AIM OF THE EXERCISE
Exactly retype the lines from the top of the data through the line containing "5','Factor Vector 6'];", leaving out every picture.

DATA BLOCK
....................

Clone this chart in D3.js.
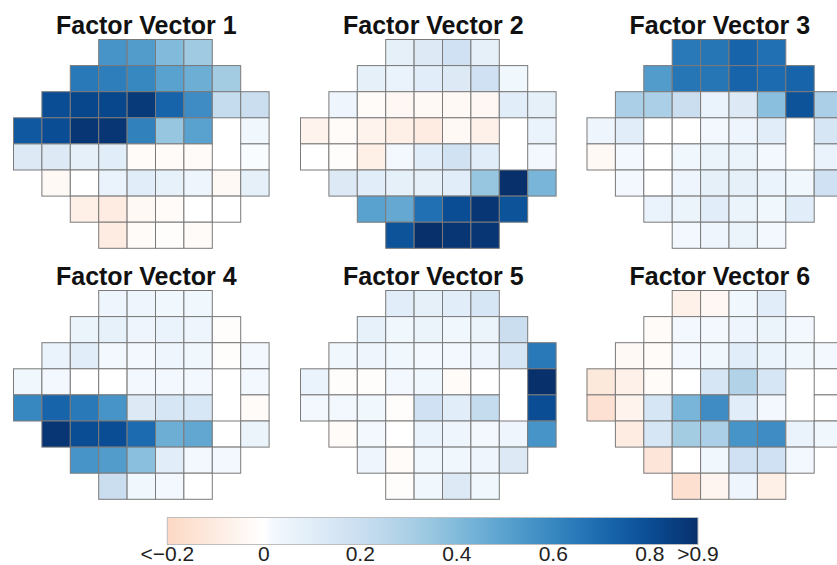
<!DOCTYPE html>
<html>
<head>
<meta charset="utf-8">
<script src="https://cdn.jsdelivr.net/npm/d3@7"></script>
<style>
  body { margin:0; background:#fff; }
  .title { font-family:"Liberation Sans", Arial, sans-serif; font-weight:bold; font-size:25px; fill:#111; }
  .cbar text { font-family:"Liberation Sans", Arial, sans-serif; font-size:21px; fill:#222; }
</style>
</head>
<body>
<div id="canvas"></div>
<script>
// visual field pattern: first and last column of each row, plus blind spot
var rowFirst = [3,2,1,0,0,1,2,3];
var rowLast  = [6,7,8,8,8,8,7,6];
var blindSpot = [[3,7],[4,7]];

var titles = ['Factor Vector 1','Factor Vector 2','Factor Vector 3',
              'Factor Vector 4','Factor Vector 5','Factor Vector 6'];

// values row by row, left to right (blind spot skipped)
var fv1 = [ 0.55, 0.52, 0.40, 0.33,
            0.65, 0.63, 0.60, 0.50, 0.45, 0.32,
            0.80, 0.82, 0.82, 0.87, 0.72, 0.58, 0.22, 0.20,
            0.76, 0.80, 0.88, 0.88, 0.62, 0.35, 0.50, 0.03,
            0.12, 0.12, 0.08, 0.10,-0.02,-0.02,-0.02, 0.01,
           -0.03, 0.00, 0.06, 0.10, 0.07, 0.04,-0.03, 0.08,
           -0.08,-0.10,-0.03,-0.02, 0.00, 0.00,
           -0.10,-0.02,-0.01,-0.02];
var fv2 = [ 0.08, 0.12, 0.18, 0.08,
            0.08, 0.06, 0.10, 0.12, 0.18, 0.03,
            0.04,-0.02,-0.04,-0.03,-0.03,-0.04, 0.10, 0.08,
           -0.06,-0.02,-0.06,-0.08,-0.10,-0.03,-0.07, 0.06,
            0.00,-0.01,-0.08, 0.02, 0.10, 0.17, 0.10, 0.02,
            0.12, 0.10, 0.08, 0.08, 0.10, 0.35, 0.90, 0.42,
            0.50, 0.47, 0.68, 0.80, 0.88, 0.78,
            0.78, 0.90, 0.88, 0.88];
var fv3 = [ 0.65, 0.66, 0.72, 0.68,
            0.52, 0.66, 0.66, 0.72, 0.70, 0.72,
            0.30, 0.30, 0.20, 0.06, 0.12, 0.38, 0.78, 0.30,
            0.04, 0.10, 0.00, 0.00, 0.02, 0.04, 0.10, 0.15,
           -0.03, 0.02, 0.00, 0.03, 0.05, 0.05, 0.02, 0.06,
            0.02, 0.00, 0.04, 0.08, 0.08, 0.06, 0.03, 0.18,
            0.06, 0.05, 0.10, 0.05, 0.03, 0.10,
            0.02, 0.04, 0.05, 0.02];
var fv4 = [ 0.04, 0.04, 0.03, 0.03,
            0.05, 0.07, 0.04, 0.06, 0.04,-0.01,
            0.06, 0.10, 0.02, 0.02, 0.04, 0.03,-0.01, 0.02,
            0.03, 0.02, 0.00, 0.00, 0.02, 0.02, 0.02, 0.02,
            0.60, 0.72, 0.65, 0.55, 0.12, 0.15, 0.14,-0.02,
            0.88, 0.80, 0.80, 0.70, 0.45, 0.48, 0.00, 0.05,
            0.55, 0.52, 0.38, 0.10, 0.02, 0.02,
            0.20, 0.03, 0.02, 0.00];
var fv5 = [ 0.10, 0.08, 0.10, 0.15,
            0.07, 0.03, 0.05, 0.03, 0.05, 0.20,
            0.03, 0.04, 0.03, 0.02, 0.02, 0.04, 0.15, 0.65,
            0.06,-0.01,-0.01, 0.02, 0.03,-0.02, 0.00, 0.90,
            0.02, 0.02, 0.03,-0.01, 0.18, 0.10, 0.22, 0.80,
           -0.02, 0.02, 0.00, 0.06, 0.04, 0.02, 0.04, 0.55,
            0.04,-0.02, 0.03, 0.03, 0.04, 0.12,
           -0.01, 0.03, 0.12, 0.03];
var fv6 = [-0.07,-0.04, 0.03, 0.10,
           -0.02, 0.02, 0.02, 0.04, 0.05, 0.02,
           -0.03,-0.02, 0.02, 0.03, 0.10, 0.06, 0.03, 0.02,
           -0.12,-0.07,-0.02, 0.00, 0.15, 0.28, 0.15, 0.00,
           -0.15,-0.06, 0.15, 0.42, 0.58, 0.10, 0.02, 0.00,
           -0.10, 0.15, 0.32, 0.30, 0.55, 0.58, 0.06, 0.03,
           -0.13, 0.00, 0.03, 0.18, 0.18, 0.02,
           -0.16,-0.05, 0.04,-0.08];
var vectors = [fv1, fv2, fv3, fv4, fv5, fv6];

var legendTicks = [-0.2, 0, 0.2, 0.4, 0.6, 0.8, 0.9];

var W = 837, H = 565;
var svg = d3.select('#canvas').append('svg')
    .attr('width', W).attr('height', H);

// peach below zero, white at zero, Blues up to 0.9
function color(v){
    v = Math.max(-0.2, Math.min(0.9, v));
    if (v < 0) return d3.interpolateRgb('#ffffff', '#fcd8c4')(-v / 0.2);
    if (v < 0.02) return d3.interpolateRgb('#ffffff', d3.interpolateBlues(0.02 / 0.9))(v / 0.02);
    return d3.interpolateBlues(v / 0.9);
}

// cells from the field pattern
var cells = [];
d3.range(8).forEach(function(r){
    d3.range(rowFirst[r], rowLast[r] + 1).forEach(function(c){
        var blind = blindSpot.some(function(b){ return b[0] === r && b[1] === c; });
        if (!blind) cells.push({row:r, col:c});
    });
});

var panelX = [13.5, 300.5, 587];
var panelY = [39.5, 290.5];
var cellW = 28.4, cellH = 26.1;

var x = d3.scaleBand().domain(d3.range(9)).range([0, 9 * cellW]).padding(0);
var y = d3.scaleBand().domain(d3.range(8)).range([0, 8 * cellH]).padding(0);

vectors.forEach(function(vals, i){
    var g = svg.append('g')
        .attr('transform', 'translate(' + panelX[i % 3] + ',' + panelY[Math.floor(i / 3)] + ')');

    g.selectAll('rect')
        .data(cells.map(function(d, k){ return {row:d.row, col:d.col, v:vals[k]}; }))
        .enter().append('rect')
        .attr('x', function(d){ return x(d.col); })
        .attr('y', function(d){ return y(d.row); })
        .attr('width', x.bandwidth())
        .attr('height', y.bandwidth())
        .attr('fill', function(d){ return color(d.v); })
        .attr('stroke', '#7a7a7a')
        .attr('stroke-width', 1);

    g.append('text')
        .attr('class', 'title')
        .attr('x', 9 * cellW / 2 + 5)
        .attr('y', -5.5)
        .attr('text-anchor', 'middle')
        .text(titles[i]);
});

// colour bar
var cx = d3.scaleLinear().domain([-0.2, 0.9]).range([167.3, 698]);
var grad = svg.append('defs').append('linearGradient').attr('id', 'cgrad')
    .attr('x1', '0%').attr('x2', '100%').attr('y1', '0%').attr('y2', '0%');
d3.range(0, 1.0001, 0.02).forEach(function(t){
    grad.append('stop')
        .attr('offset', (t * 100) + '%')
        .attr('stop-color', color(-0.2 + t * 1.1));
});

var cbar = svg.append('g').attr('class', 'cbar');
cbar.append('rect')
    .attr('x', cx(-0.2)).attr('y', 517.5)
    .attr('width', cx(0.9) - cx(-0.2)).attr('height', 27)
    .attr('fill', 'url(#cgrad)')
    .attr('stroke', '#bdbdbd').attr('stroke-width', 1);

cbar.selectAll('.lab')
    .data(legendTicks)
    .enter().append('text')
    .attr('class', 'lab')
    .attr('x', function(d){ return cx(d); })
    .attr('y', 561)
    .attr('text-anchor', 'middle')
    .text(function(d){
        if (d === -0.2) return '<\u22120.2';
        if (d === 0.9) return '>0.9';
        return d === 0 ? '0' : d3.format('.1f')(d);
    });
</script>
</body>
</html>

....................

ANSWER TO THIS TASK
Clone this chart in D3.js.
<!DOCTYPE html>
<html>
<head>
<meta charset="utf-8">
<script src="https://cdn.jsdelivr.net/npm/d3@7"></script>
<style>
  body { margin:0; background:#fff; }
  .title { font-family:"Liberation Sans", Arial, sans-serif; font-weight:bold; font-size:25px; fill:#111; }
  .cbar text { font-family:"Liberation Sans", Arial, sans-serif; font-size:21px; fill:#222; }
</style>
</head>
<body>
<div id="canvas"></div>
<script>
// visual field pattern: first and last column of each row, plus blind spot
var rowFirst = [3,2,1,0,0,1,2,3];
var rowLast  = [6,7,8,8,8,8,7,6];
var blindSpot = [[3,7],[4,7]];

var titles = ['Factor Vector 1','Factor Vector 2','Factor Vector 3',
              'Factor Vector 4','Factor Vector 5','Factor Vector 6'];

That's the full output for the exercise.